After the mayor of Guayaquil, Jaime Nebot, was the first to say that “we will not obey, period,” referring to the Law of Territorial Ordering and Land Use, this Tuesday the elected Mayor of Quito, Mauricio Rodas, will give a press conference in which he will also express his concern about possible interference of that law in municipal management.
That law is still a draft, but it is already creating controversy. This law, carried out by the Committee on Autonomous Governments, Decentralization, Powers and Territorial Organization of the National Assembly, chaired by Richard Calderon (Alianza PAIS) will not be presented today as planned, but on next month, when the draft is send to the Council of Legislative Administration (CAL for its Spanish acronym), for knowledge and its submission for processing.
Some of the issues contained in this Land law are: the adaptation of international standards which, given the Ecuadorian topography, is necessary to apply, according to its authors. One of them is the impediment of building houses within 50 meters from creeks, river and sea banks. Also, the definition of what is urban and rural land. The bill also includes the creation of a Board of Territory and Land and a Superintendency, which would be based on constitutional principles to control the compliance of the same municipalities, says Calderon.

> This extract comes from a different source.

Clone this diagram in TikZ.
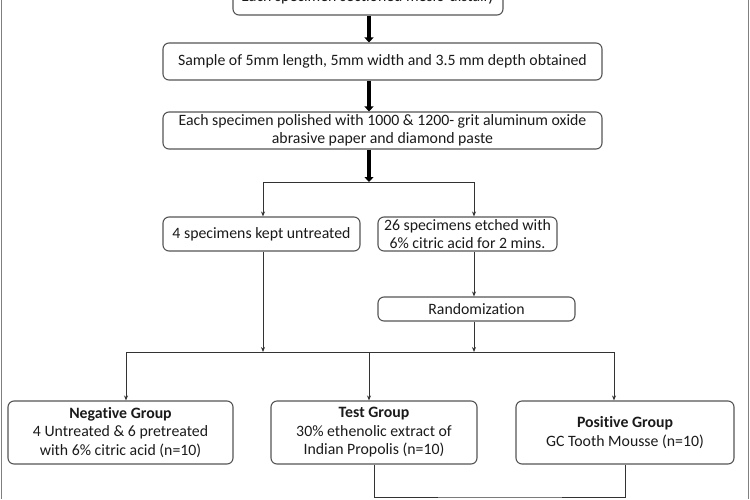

The former mayor of Quito, Paco Moncayo, agrees with Calderon on land regulations being necessary because “there is no more susceptible thing that corruption on land management. It’s not possible that each municipality has its own regulation because the territory is one and there should be a national strategy.” However, the controls (Superintendency), argues, are already established by the municipal councils, so he thinks the basic idea would be a government control.